The plight of the rural mass is worsening. The proportion of peasants in Bihar population is lass than the all-India average but the proportion of agricultural workers is almost twice the all-India average.              

 

The situation regarding power, water and fertilisers is also disappointing. Money coming for schemes like MGNREGA and Sarva Shiksha Abhiyan are not being spent fully because of financial mismanagement, causing the state losses of Rs 11,000-12,000 crore every year. The CAG held the state government guilty of financial irregularities involving Rs 28,000 crore.

 

According to the National Crime Records Bureau, Bihar accounts for 18 per cent of the crimes in the country.

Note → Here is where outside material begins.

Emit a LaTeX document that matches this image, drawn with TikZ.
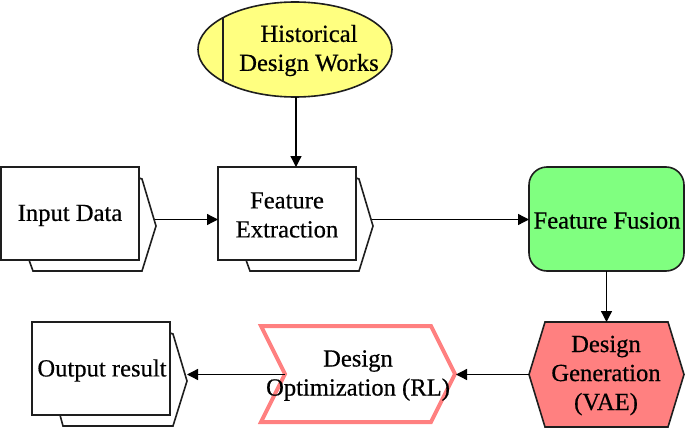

Surveys in the Koshi region have found that 7 per cent of the children aged up to 5 years of age are kidnapped every year and they remain untraced.

 

The government has admitted there has been a fall in the industrial production. Power crisis has reached unprecedented proportions. National and state highways account for 5 per cent of all roads in the state. Money on these highways is spent through contractors and capitalists. The remaining 95 per cent roads are in a bad shape.

 

Mass discontent against feudal dominance and rampant corruption has multiplied in the period under review. However, attacks against the CPI(M) and other Left parties have also increased, as was evident from the murder of Comrade Surendra Yadav only a few days before the state conference took place. But the people are also putting up resistance. At Bajitpur (Begusarai), the feudals had had to retreat. Though it is extremely difficult, the situation offers scope to forge class struggle ahead. Independent activity and party building is also possible.

 

In its mid-term review, the state committee had identified major strengths and weaknesses. There is unity of idea in the party; team work has also increased. The party scored some success in forging Left unity. There were joint struggles and campaigns on some issues. Issues facing women, dalits and minorities were raised and interventions made. The party has got a new building for state committee office in Patna; some district committees too have acquired their own office buildings. The party can justly take pride on some of its achievements.

 

But weaknesses persist regarding branch functioning, party membership recruitment and renewal, work on mass fronts, committee functioning, collective decision making and individual responsibility, recruitment and deployment of wholetimers, fall in the membership f some mass organisations, etc. the secretary’s report identified the tasks to be discharged in order to overcome these weaknesses. The process of rectification too needs to be taken down to the district and lower levels, so that members are enabled to withstand and fight the alien influences coming in the wake of the neo-liberal policy regime.

 

The report was subjected to discussion by as many as 68 delegates, who made concrete suggestions to enrich it. These criticisms, amendments and suggestions well reflected the delegates’ anxiety to see the party developing in the state. The delegates session adopted the report after the state secretary replied to the discussion, assuring incorporation of some of the amendments and suggestions.  

 

Opening of a central university at Motihari without further delay, minority issues, failure of the Nitish government, atrocities against women and dalits, reopening of the Bihar sugar mills lying closed, and proposed February 28 strike were the topics of some of the conference resolutions.

 

Shah Zafar Imam presented the credentials committee report which the delegates unanimously adopted. According to the report, 313 men and 16 women attended the conference. The occupational background of the delegates is – worker:1; agricultural workers: 29; peasants: 100; services: 37; business: 30; others: 125.  Social background  Scheduled castes and tribes: 28; Muslims & other minorities: 12

 

The committee elected a 50-member state committee which, in turn, re-elected Vijaykant Thkur as state secretary. The conference also elected a three-member control commission, and 18 delegates for the coming party congress.

 

Hannan Mollah delivered the valedictory address.